By Kristina Arriaga
Thursday, April 23, 2015
Here we go again. North Carolina is considering a version
of the Religious Freedom Restoration Act—the same kind of legislation that
recently caused quite a stir in Indiana. Within hours of signing that bill,
there were accusations of discrimination and threats of economic boycotts
against the state. Pizzeria owners who shared their opinion about the ongoing
public debate were threatened and had to go into hiding.
I was vividly reminded of my own family’s experience with
the complexities of freedom. For the first several years of our exile from Cuba
in Puerto Rico, when my father got home, the first thing he would do was close
the kitchen window as he said: “Just in case.”
The “just in case” meant he did not want our neighbors,
whose townhouse was a mere ten feet away, to hear anything we said at home. It
was a habit he had acquired before he left Cuba as he watched his neighbors
and, eventually, his own brother, get arrested for things said at dinnertime.
As we all grew accustomed to freedom, we opened that one
window—boisterously opining on the ongoing sexual revolution, politics, and religion.
Every Sunday, extended family crowded the kitchen as we drank from the fountain
of freedom of expression, sometimes until someone was offended or threw a
plate. Or both.
Private Business Is Private Business—Right?

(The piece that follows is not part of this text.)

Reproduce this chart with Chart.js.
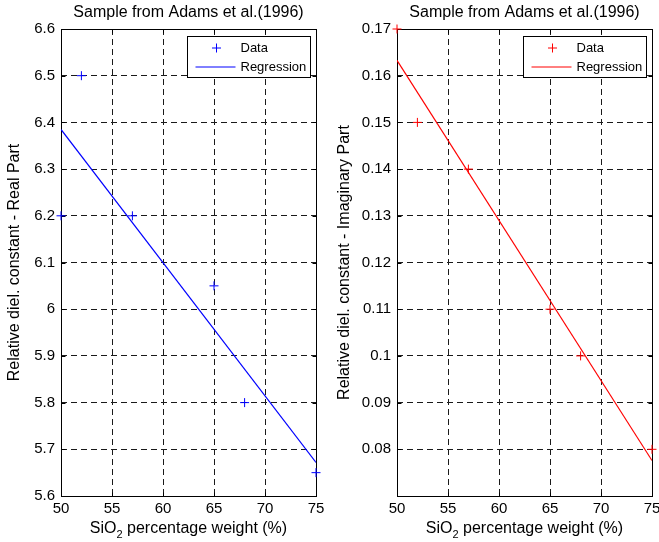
<!DOCTYPE html>
<html>
<head>
<meta charset="utf-8">
<script src="https://cdn.jsdelivr.net/npm/chart.js@4.4.0/dist/chart.umd.min.js"></script>
<style>
  html, body { margin: 0; padding: 0; background: #fff; overflow: hidden; width: 659px; height: 542px; }
  canvas { position: absolute; top: 0; }
  #realChart { left: 0; }
  #imagChart { left: 330px; }
</style>
</head>
<body>
<canvas id="realChart" width="330" height="542"></canvas>
<canvas id="imagChart" width="329" height="542"></canvas>
<script>
// SiO2 content of the samples and their measured dielectric constants
const sio2 = [50, 52, 57, 65, 68, 75];
const realPart = [6.2, 6.5, 6.2, 6.05, 5.8, 5.65];
const imagPart = [0.17, 0.15, 0.14, 0.11, 0.10, 0.08];

// Regression line end points
const fitX = [50, 75];
const realFit = [6.385, 5.672];
const imagFit = [0.1633, 0.0776];

// Axis ticks
const xTicks = [50, 55, 60, 65, 70, 75];
const realTicks = [5.6, 5.7, 5.8, 5.9, 6.0, 6.1, 6.2, 6.3, 6.4, 6.5, 6.6];
const realTickLabels = ['5.6', '5.7', '5.8', '5.9', '6', '6.1', '6.2', '6.3', '6.4', '6.5', '6.6'];
const imagTicks = [0.07, 0.08, 0.09, 0.10, 0.11, 0.12, 0.13, 0.14, 0.15, 0.16, 0.17];
const imagTickLabels = ['', '0.08', '0.09', '0.1', '0.11', '0.12', '0.13', '0.14', '0.15', '0.16', '0.17'];

// Text
const titleText = 'Sample from Adams et al.(1996)';
const xLabelParts = ['SiO', '2', ' percentage weight (%)'];
const realYLabel = 'Relative diel. constant - Real Part';
const imagYLabel = 'Relative diel. constant - Imaginary Part';
const legendLabels = ['Data', 'Regression'];

const FONT = '"Liberation Sans", Arial, Helvetica, sans-serif';

// MATLAB-style axes: closed box, inward ticks, title, subscripted x label, boxed legend
const matlabAxes = {
  id: 'matlabAxes',
  beforeDatasetsDraw(chart) {
    const { ctx, chartArea: a } = chart;
    const xs = chart.scales.x, ys = chart.scales.y;
    const L = Math.round(a.left) + 0.5, R = Math.round(a.right) + 0.5;
    const T = Math.round(a.top) + 0.5, B = Math.round(a.bottom) + 0.5;
    ctx.save();
    ctx.setLineDash([]);
    ctx.strokeStyle = '#000';
    ctx.lineWidth = 1;
    ctx.strokeRect(L, T, R - L, B - T);
    ctx.beginPath();
    xs.ticks.forEach(t => {
      const px = Math.round(xs.getPixelForValue(t.value)) + 0.5;
      ctx.moveTo(px, B); ctx.lineTo(px, B - 4);
      ctx.moveTo(px, T); ctx.lineTo(px, T + 4);
    });
    ys.ticks.forEach(t => {
      const py = Math.round(ys.getPixelForValue(t.value)) + 0.5;
      ctx.moveTo(L, py); ctx.lineTo(L + 4, py);
      ctx.moveTo(R, py); ctx.lineTo(R - 4, py);
    });
    ctx.stroke();
    ctx.restore();
  },
  afterDraw(chart, args, opts) {
    const { ctx, chartArea: a } = chart;
    const cx = (a.left + a.right) / 2;
    ctx.save();
    ctx.fillStyle = '#000';

    // title
    ctx.font = `16px ${FONT}`;
    ctx.textAlign = 'center';
    ctx.textBaseline = 'alphabetic';
    ctx.fillText(opts.title, cx, 17);

    // x label with subscript
    const big = `16px ${FONT}`, small = `11px ${FONT}`;
    ctx.textAlign = 'left';
    ctx.font = big; const w1 = ctx.measureText(opts.xParts[0]).width;
    ctx.font = small; const w2 = ctx.measureText(opts.xParts[1]).width;
    ctx.font = big; const w3 = ctx.measureText(opts.xParts[2]).width;
    let x = cx - (w1 + w2 + w3) / 2;
    ctx.font = big; ctx.fillText(opts.xParts[0], x, 533); x += w1;
    ctx.font = small; ctx.fillText(opts.xParts[1], x, 537.5); x += w2;
    ctx.font = big; ctx.fillText(opts.xParts[2], x, 533);

    // legend
    const ds = chart.data.datasets;
    const bx = Math.round(a.right) - 129 + 0.5, by = Math.round(a.top) + 7 + 0.5;
    ctx.fillStyle = '#fff';
    ctx.fillRect(bx, by, 123, 41);
    ctx.strokeStyle = '#000';
    ctx.lineWidth = 1;
    ctx.strokeRect(bx, by, 123, 41);

    ctx.strokeStyle = ds[0].borderColor;
    ctx.beginPath();
    ctx.moveTo(bx + 24.5, by + 11.5); ctx.lineTo(bx + 33.5, by + 11.5);
    ctx.moveTo(bx + 29, by + 7); ctx.lineTo(bx + 29, by + 16);
    ctx.stroke();

    ctx.strokeStyle = ds[1].borderColor;
    ctx.beginPath();
    ctx.moveTo(bx + 8, by + 30.5); ctx.lineTo(bx + 48, by + 30.5);
    ctx.stroke();

    ctx.fillStyle = '#000';
    ctx.font = `13px ${FONT}`;
    ctx.textBaseline = 'middle';
    ctx.fillText(opts.legend[0], bx + 53, by + 12);
    ctx.fillText(opts.legend[1], bx + 53, by + 31);
    ctx.restore();
  }
};

function makeChart(id, yValues, fitValues, color, yTicks, yTickLabels, yLabel, axisWidth, rightPad) {
  const points = sio2.map((x, i) => ({ x, y: yValues[i] }));
  const fitPoints = fitX.map((x, i) => ({ x, y: fitValues[i] }));
  return new Chart(document.getElementById(id), {
    type: 'scatter',
    data: {
      datasets: [
        {
          label: legendLabels[0],
          data: points,
          pointStyle: 'cross',
          pointRadius: 4.5,
          pointHoverRadius: 4.5,
          borderColor: color,
          backgroundColor: color,
          borderWidth: 1,
          showLine: false,
          clip: false
        },
        {
          type: 'line',
          label: legendLabels[1],
          data: fitPoints,
          borderColor: color,
          backgroundColor: color,
          borderWidth: 1.2,
          pointRadius: 0,
          fill: false,
          tension: 0
        }
      ]
    },
    options: {
      responsive: false,
      animation: false,
      events: [],
      layout: { padding: { top: 29, right: rightPad, bottom: 0, left: 0 } },
      plugins: {
        legend: { display: false },
        tooltip: { enabled: false },
        title: { display: false },
        matlabAxes: { title: titleText, xParts: xLabelParts, legend: legendLabels }
      },
      scales: {
        x: {
          type: 'linear',
          min: xTicks[0],
          max: xTicks[xTicks.length - 1],
          afterBuildTicks: s => { s.ticks = xTicks.map(v => ({ value: v })); },
          afterFit: s => { s.height = 46; s.paddingLeft = 0; s.paddingRight = 0; },
          ticks: {
            autoSkip: false, maxRotation: 0, padding: 4, color: '#000',
            font: { family: FONT, size: 15 },
            callback: (v, i) => String(xTicks[i])
          },
          grid: { color: '#1a1a1a', lineWidth: 1, drawTicks: false },
          border: { display: false, dash: [6, 4] }
        },
        y: {
          type: 'linear',
          min: yTicks[0],
          max: yTicks[yTicks.length - 1],
          afterBuildTicks: s => { s.ticks = yTicks.map(v => ({ value: v })); },
          afterFit: s => { s.width = axisWidth; s.paddingTop = 0; s.paddingBottom = 0; },
          ticks: {
            autoSkip: false, padding: 6, color: '#000',
            font: { family: FONT, size: 15 },
            callback: (v, i) => yTickLabels[i]
          },
          grid: { color: '#1a1a1a', lineWidth: 1, drawTicks: false },
          border: { display: false, dash: [6, 4] },
          title: {
            display: true, text: yLabel, color: '#000',
            font: { family: FONT, size: 16 },
            padding: { top: 5, bottom: 0 }
          }
        }
      }
    },
    plugins: [matlabAxes]
  });
}

makeChart('realChart', realPart, realFit, '#0000ff', realTicks, realTickLabels, realYLabel, 61, 14);
makeChart('imagChart', imagPart, imagFit, '#ff0000', imagTicks, imagTickLabels, imagYLabel, 67, 7);
</script>
</body>
</html>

We believed that what we said at the kitchen table or how
we conducted our lives was not a matter for government regulation. Until
recently. A bill with wide public support in Indiana suddenly became the target
of a nationwide campaign by activists and the media. In a complete upside-down
spin, the bill to protect religious people from discrimination was attacked as
bigoted. Before the media storm was over, a “fix” was pushed through under the
banner of tolerance. The “fix” actually clipped the wings of freedom of
expression and association the law had been intended to support.
Adding to the uproar were the actions of organizations
such as the American Civil Liberties Union. Known in the past to defend freedom
of speech, even when the speech was repulsive—as in the Nazi party marching
through a suburb populated by Holocaust survivors—in this case the ACLU
advocated restricting freedom. Bizarrely, they even expressed support for the
idea that a gay photographer should be forced to photograph an event at the
famously homophobic Westboro Baptist Church.
Much of the uninformed reaction rose from the
hypotheticals raised: the gay man who walks into a restaurant and the
restaurant refuses to serve him in the name of religion. The hypotheticals were
as repulsive as they were powerful. The image raised in the American psyche was
that of an embarrassing Jim Crow past.
But these imagined scenarios and the hysteria that
followed do not serve freedom. Facts do. Since the passage of the federal
version of RFRA, there has not been one single case when an exemption to an
anti-discrimination law was granted under RFRA. Not one.
Protecting Free Speech and Association Promotes a
Peaceful Society
Opponents will argue that with the advent of same-sex
marriage, times have changed. But Professor Douglas Laycock, a supporter of
same-sex marriage, provides a powerful response: sexual and religious
minorities “make essentially parallel and mutually reinforcing claims against
the larger society.” Namely, “[t]hey claim that some aspects of human identity
are so fundamental that they should be left to each individual, free of all
nonessential regulation, even when manifested in conduct.”
When those claims conflict—such as when a Christian baker
is asked to provide a cake for a same-sex wedding—we must balance competing
interests. We must weigh the harm inflicted on the same-sex couple (the
inconvenience of finding services elsewhere, and the insult to their dignity)
against the harm inflicted on the religious person (violating their deep
religious commitments). That is why RFRA does not automatically side with one
or the other. Instead it gives both claims a day in court.
In America, it is precisely our belief in freedom of
speech, association, and religion that allows us to live in peace and with
mutual respect even when standing shoulder to shoulder with people who may have
offensive views and who disagree on matters that go to the core of who we are.
So, while I brace myself for the media storm that may
follow the introduction of more legislation in North Carolina, I am also
optimistic. I have great faith in the American people. In mid-April, the
National Constitution Center held Freedom Day—a la Earth Day. Liberals,
libertarians and conservatives met and debated religious liberty. There was a
lot of disagreement, but there were a few kumbaya moments where we all agreed.
After all, why can’t we agree? Americans support
religious liberty and are repulsed by the idea of government coercion. I
believe we can cast aside what separates us. After all, in the heart of every
American—of every political persuasion—is the desire to live in a country where
one should never have to close the kitchen window “just in case.”